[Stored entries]
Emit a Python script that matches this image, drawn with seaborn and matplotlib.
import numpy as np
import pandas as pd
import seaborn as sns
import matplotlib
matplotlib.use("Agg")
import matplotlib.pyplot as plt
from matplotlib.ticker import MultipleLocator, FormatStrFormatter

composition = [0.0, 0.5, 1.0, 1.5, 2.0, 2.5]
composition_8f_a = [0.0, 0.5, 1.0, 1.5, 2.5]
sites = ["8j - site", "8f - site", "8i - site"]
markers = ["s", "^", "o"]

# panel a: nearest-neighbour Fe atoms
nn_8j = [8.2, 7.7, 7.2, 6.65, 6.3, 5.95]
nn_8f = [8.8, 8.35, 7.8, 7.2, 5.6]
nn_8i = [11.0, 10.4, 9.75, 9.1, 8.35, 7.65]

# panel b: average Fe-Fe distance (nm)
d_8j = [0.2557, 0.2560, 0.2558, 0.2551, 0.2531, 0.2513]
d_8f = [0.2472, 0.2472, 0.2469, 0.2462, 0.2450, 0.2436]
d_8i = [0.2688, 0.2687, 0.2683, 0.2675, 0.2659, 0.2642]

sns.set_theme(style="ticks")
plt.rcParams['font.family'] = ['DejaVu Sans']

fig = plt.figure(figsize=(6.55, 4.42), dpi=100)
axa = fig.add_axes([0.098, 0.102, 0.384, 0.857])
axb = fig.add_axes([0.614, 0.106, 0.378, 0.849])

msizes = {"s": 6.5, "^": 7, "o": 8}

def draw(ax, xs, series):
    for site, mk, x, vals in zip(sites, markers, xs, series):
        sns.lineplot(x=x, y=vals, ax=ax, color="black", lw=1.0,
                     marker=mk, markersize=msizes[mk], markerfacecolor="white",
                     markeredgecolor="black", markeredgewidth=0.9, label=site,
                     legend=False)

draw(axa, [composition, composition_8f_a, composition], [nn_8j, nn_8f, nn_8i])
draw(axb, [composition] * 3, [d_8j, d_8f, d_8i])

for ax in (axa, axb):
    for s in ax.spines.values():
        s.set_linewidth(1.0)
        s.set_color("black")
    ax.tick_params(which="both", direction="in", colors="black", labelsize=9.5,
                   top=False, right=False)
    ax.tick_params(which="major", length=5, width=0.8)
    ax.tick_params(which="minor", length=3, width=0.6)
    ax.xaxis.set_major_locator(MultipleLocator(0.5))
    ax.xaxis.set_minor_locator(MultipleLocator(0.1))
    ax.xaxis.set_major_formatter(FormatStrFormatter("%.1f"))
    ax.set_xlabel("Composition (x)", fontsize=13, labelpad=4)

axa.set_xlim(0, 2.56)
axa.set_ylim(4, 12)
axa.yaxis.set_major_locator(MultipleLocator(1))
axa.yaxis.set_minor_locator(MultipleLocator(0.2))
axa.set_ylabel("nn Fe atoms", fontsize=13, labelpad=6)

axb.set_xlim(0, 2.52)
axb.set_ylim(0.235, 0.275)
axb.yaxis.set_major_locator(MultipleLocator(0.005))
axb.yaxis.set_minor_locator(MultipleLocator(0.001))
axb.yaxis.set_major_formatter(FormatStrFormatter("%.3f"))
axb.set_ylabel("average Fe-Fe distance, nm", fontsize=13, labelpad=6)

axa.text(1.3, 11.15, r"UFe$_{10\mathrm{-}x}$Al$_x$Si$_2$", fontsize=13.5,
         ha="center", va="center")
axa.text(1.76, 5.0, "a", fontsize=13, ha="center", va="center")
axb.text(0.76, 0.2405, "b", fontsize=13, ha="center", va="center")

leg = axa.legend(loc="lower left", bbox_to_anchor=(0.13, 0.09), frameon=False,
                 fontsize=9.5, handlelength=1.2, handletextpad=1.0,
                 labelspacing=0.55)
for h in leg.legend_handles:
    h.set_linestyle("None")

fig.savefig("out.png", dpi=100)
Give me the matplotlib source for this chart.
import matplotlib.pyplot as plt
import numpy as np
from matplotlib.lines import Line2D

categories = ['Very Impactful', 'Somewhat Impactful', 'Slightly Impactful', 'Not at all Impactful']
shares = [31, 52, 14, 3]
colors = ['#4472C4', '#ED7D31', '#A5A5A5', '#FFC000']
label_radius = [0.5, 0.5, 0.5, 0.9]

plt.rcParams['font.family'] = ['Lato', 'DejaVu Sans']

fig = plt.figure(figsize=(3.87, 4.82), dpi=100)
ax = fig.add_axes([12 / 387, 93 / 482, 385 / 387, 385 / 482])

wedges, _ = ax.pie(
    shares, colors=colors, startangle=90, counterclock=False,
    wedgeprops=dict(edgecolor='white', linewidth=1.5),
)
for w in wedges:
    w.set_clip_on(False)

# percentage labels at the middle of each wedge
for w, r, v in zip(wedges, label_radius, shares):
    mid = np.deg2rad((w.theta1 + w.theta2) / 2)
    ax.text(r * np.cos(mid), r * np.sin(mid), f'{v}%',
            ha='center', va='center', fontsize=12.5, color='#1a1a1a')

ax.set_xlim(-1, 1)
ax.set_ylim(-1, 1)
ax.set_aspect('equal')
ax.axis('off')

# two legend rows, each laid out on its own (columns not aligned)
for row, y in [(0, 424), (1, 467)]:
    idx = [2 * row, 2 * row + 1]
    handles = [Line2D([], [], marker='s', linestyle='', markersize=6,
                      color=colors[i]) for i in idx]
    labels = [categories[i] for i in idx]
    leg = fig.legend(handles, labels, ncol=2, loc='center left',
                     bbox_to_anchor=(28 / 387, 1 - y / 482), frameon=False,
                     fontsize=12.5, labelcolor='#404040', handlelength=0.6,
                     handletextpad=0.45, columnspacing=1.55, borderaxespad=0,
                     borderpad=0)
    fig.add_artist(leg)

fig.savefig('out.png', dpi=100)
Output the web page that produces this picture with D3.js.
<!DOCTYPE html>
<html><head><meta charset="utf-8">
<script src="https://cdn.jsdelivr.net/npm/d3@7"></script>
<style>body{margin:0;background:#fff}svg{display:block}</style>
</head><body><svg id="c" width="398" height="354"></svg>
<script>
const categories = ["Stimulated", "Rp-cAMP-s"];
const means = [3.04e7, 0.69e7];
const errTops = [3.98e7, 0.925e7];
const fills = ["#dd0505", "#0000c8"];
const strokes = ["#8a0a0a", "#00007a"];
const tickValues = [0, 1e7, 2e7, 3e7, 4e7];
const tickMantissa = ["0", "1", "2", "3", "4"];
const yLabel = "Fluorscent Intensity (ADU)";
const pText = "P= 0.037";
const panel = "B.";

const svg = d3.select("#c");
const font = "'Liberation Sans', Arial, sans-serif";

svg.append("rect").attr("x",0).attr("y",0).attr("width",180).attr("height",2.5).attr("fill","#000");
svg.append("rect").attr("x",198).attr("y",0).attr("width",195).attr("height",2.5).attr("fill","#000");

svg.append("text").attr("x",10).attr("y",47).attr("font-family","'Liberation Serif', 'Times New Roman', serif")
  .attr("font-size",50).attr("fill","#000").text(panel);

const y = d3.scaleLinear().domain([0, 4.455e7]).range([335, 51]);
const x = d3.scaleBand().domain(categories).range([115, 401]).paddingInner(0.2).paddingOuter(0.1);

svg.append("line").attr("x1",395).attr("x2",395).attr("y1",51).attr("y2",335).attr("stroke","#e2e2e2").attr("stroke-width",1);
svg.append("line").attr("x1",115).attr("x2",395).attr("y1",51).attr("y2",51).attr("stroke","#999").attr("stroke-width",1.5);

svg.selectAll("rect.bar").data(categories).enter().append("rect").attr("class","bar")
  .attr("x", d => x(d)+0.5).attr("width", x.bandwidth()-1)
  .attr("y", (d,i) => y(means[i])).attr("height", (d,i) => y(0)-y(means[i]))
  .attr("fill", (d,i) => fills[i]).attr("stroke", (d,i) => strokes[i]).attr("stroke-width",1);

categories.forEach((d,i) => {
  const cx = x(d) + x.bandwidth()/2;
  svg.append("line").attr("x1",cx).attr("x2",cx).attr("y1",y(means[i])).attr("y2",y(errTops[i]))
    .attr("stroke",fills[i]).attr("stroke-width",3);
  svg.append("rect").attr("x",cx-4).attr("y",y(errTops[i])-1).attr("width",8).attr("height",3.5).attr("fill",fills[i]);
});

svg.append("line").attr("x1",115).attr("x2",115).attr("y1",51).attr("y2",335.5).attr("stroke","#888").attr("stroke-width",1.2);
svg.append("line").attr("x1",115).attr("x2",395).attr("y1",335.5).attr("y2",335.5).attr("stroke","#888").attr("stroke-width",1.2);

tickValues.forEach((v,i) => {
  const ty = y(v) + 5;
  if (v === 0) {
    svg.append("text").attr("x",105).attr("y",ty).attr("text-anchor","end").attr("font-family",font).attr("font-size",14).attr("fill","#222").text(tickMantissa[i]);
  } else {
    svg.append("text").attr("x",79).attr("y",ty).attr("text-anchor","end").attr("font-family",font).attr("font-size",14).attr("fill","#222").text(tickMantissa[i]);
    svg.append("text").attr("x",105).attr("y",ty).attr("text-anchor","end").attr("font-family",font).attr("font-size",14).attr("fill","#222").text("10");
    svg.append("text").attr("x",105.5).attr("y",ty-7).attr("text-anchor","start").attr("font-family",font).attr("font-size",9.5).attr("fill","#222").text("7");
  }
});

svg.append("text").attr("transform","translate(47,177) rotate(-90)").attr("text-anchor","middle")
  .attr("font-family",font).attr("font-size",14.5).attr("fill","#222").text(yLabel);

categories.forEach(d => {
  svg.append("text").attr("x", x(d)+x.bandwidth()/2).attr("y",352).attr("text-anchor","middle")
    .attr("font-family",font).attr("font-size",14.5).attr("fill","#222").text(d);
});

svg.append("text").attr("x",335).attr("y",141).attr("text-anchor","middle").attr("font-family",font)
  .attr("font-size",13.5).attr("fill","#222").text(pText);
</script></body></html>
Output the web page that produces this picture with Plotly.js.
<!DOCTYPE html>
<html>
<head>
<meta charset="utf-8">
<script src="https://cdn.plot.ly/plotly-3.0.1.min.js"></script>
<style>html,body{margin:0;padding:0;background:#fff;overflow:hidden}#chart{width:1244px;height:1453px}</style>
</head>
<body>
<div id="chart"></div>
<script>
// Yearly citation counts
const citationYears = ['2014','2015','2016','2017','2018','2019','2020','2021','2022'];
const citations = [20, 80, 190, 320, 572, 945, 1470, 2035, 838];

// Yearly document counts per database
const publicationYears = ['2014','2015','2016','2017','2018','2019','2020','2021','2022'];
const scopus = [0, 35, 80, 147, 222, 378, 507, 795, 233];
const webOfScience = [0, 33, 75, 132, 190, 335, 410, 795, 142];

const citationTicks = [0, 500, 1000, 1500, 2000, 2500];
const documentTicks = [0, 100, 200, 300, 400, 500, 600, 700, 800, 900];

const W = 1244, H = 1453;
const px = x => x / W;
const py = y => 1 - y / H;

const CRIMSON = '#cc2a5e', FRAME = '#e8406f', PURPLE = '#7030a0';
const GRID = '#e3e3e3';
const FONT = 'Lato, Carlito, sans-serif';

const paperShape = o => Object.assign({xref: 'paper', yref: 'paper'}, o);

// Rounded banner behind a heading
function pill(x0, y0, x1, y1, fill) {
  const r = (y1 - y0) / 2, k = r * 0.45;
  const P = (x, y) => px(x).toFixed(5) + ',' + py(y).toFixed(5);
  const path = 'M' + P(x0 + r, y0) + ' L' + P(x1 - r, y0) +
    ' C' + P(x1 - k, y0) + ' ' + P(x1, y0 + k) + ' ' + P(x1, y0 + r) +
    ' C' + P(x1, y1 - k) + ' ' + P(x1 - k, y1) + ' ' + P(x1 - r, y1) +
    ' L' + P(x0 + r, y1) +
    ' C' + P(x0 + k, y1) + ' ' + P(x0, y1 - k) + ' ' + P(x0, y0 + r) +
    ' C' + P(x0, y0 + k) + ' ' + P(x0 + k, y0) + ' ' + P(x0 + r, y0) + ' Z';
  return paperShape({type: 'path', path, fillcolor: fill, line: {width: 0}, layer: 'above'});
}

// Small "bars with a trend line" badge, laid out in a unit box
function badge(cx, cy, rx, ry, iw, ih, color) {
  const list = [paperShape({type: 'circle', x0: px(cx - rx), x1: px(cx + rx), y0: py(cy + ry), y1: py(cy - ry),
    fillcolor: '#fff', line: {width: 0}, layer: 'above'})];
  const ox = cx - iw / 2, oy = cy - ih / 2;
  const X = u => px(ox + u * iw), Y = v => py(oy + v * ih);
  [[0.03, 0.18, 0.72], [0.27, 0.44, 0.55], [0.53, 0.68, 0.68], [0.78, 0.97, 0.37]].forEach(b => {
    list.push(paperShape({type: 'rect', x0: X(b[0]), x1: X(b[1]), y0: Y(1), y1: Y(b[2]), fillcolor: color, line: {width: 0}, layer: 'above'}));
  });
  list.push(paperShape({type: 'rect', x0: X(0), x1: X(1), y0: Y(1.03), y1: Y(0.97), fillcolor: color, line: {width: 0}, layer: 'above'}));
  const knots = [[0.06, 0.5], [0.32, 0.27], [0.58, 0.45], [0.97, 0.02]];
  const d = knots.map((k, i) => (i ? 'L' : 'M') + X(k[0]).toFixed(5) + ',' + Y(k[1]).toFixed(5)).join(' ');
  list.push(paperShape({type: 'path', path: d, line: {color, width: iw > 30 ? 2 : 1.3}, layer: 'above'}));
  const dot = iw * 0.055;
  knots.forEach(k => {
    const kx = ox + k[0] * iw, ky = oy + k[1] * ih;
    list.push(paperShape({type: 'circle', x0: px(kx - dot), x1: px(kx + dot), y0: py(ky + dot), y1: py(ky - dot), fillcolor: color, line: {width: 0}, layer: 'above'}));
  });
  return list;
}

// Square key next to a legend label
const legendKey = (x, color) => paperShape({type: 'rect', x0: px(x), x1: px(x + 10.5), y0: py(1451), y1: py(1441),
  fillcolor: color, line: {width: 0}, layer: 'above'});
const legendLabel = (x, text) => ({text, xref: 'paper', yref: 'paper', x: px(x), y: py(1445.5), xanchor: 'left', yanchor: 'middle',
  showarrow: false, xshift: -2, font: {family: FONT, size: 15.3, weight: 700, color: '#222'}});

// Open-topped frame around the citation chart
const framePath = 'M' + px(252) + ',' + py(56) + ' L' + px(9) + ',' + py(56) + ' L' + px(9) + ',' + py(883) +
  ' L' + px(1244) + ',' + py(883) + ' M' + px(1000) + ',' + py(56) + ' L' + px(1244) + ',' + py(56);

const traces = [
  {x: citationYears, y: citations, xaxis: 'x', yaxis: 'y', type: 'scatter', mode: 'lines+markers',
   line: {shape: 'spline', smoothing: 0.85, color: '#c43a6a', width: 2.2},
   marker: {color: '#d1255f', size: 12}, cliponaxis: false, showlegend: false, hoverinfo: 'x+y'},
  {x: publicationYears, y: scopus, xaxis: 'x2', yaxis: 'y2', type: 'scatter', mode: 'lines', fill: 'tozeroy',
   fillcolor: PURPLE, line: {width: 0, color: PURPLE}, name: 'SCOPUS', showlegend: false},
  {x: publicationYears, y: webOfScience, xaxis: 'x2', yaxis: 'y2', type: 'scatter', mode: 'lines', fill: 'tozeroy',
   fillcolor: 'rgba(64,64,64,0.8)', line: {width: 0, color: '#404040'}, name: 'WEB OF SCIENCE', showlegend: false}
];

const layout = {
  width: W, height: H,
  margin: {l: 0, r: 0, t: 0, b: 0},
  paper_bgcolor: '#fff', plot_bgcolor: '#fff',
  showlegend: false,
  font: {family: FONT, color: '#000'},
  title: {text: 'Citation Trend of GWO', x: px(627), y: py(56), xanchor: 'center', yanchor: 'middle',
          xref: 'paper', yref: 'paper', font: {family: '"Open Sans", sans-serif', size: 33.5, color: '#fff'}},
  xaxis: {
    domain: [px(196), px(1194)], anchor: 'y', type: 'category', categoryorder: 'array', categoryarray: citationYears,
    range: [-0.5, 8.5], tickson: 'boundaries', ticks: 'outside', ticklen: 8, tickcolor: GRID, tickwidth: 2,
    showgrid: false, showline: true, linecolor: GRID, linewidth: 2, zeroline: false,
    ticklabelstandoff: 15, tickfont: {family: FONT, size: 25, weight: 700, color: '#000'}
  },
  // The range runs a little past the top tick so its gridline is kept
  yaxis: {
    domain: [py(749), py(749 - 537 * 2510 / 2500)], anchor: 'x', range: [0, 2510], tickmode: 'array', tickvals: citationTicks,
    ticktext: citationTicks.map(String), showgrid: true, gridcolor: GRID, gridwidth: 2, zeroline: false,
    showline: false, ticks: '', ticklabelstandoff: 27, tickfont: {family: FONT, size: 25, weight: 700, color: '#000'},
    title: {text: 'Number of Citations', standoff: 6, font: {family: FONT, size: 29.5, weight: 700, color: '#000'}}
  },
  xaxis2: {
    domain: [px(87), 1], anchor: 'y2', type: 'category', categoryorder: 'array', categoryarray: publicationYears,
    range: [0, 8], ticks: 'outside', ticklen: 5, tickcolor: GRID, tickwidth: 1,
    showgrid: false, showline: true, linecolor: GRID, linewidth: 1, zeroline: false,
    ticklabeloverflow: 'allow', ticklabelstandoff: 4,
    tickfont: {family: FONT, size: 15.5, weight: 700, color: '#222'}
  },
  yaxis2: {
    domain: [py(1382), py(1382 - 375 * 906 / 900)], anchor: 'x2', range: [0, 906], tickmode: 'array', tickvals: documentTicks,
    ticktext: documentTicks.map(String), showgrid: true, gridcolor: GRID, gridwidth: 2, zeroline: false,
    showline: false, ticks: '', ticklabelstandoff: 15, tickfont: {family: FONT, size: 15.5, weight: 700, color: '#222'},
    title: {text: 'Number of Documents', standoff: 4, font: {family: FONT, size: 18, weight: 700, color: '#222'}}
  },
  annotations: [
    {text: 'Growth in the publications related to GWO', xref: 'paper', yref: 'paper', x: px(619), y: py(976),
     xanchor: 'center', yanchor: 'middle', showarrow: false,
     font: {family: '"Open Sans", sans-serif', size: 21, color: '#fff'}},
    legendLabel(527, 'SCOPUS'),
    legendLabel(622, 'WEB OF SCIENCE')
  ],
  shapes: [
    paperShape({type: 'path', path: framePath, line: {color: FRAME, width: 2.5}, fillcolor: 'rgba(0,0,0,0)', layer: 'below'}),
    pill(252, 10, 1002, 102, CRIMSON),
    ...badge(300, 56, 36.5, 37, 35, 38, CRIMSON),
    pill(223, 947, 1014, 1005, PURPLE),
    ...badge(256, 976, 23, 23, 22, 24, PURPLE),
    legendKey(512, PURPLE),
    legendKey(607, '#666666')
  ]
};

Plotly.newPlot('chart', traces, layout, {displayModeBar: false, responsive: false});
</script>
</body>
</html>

### STATED GOAL
Within the listing above, give again exactly every line from the line with "Give me the matplotlib source for this chart." through the line with "ax.axis('off')", both included, and no other line.

### RIGHT ANSWER
Give me the matplotlib source for this chart.
import matplotlib.pyplot as plt
import numpy as np
from matplotlib.lines import Line2D

categories = ['Very Impactful', 'Somewhat Impactful', 'Slightly Impactful', 'Not at all Impactful']
shares = [31, 52, 14, 3]
colors = ['#4472C4', '#ED7D31', '#A5A5A5', '#FFC000']
label_radius = [0.5, 0.5, 0.5, 0.9]

plt.rcParams['font.family'] = ['Lato', 'DejaVu Sans']

fig = plt.figure(figsize=(3.87, 4.82), dpi=100)
ax = fig.add_axes([12 / 387, 93 / 482, 385 / 387, 385 / 482])

wedges, _ = ax.pie(
    shares, colors=colors, startangle=90, counterclock=False,
    wedgeprops=dict(edgecolor='white', linewidth=1.5),
)
for w in wedges:
    w.set_clip_on(False)

# percentage labels at the middle of each wedge
for w, r, v in zip(wedges, label_radius, shares):
    mid = np.deg2rad((w.theta1 + w.theta2) / 2)
    ax.text(r * np.cos(mid), r * np.sin(mid), f'{v}%',
            ha='center', va='center', fontsize=12.5, color='#1a1a1a')

ax.set_xlim(-1, 1)
ax.set_ylim(-1, 1)
ax.set_aspect('equal')
ax.axis('off')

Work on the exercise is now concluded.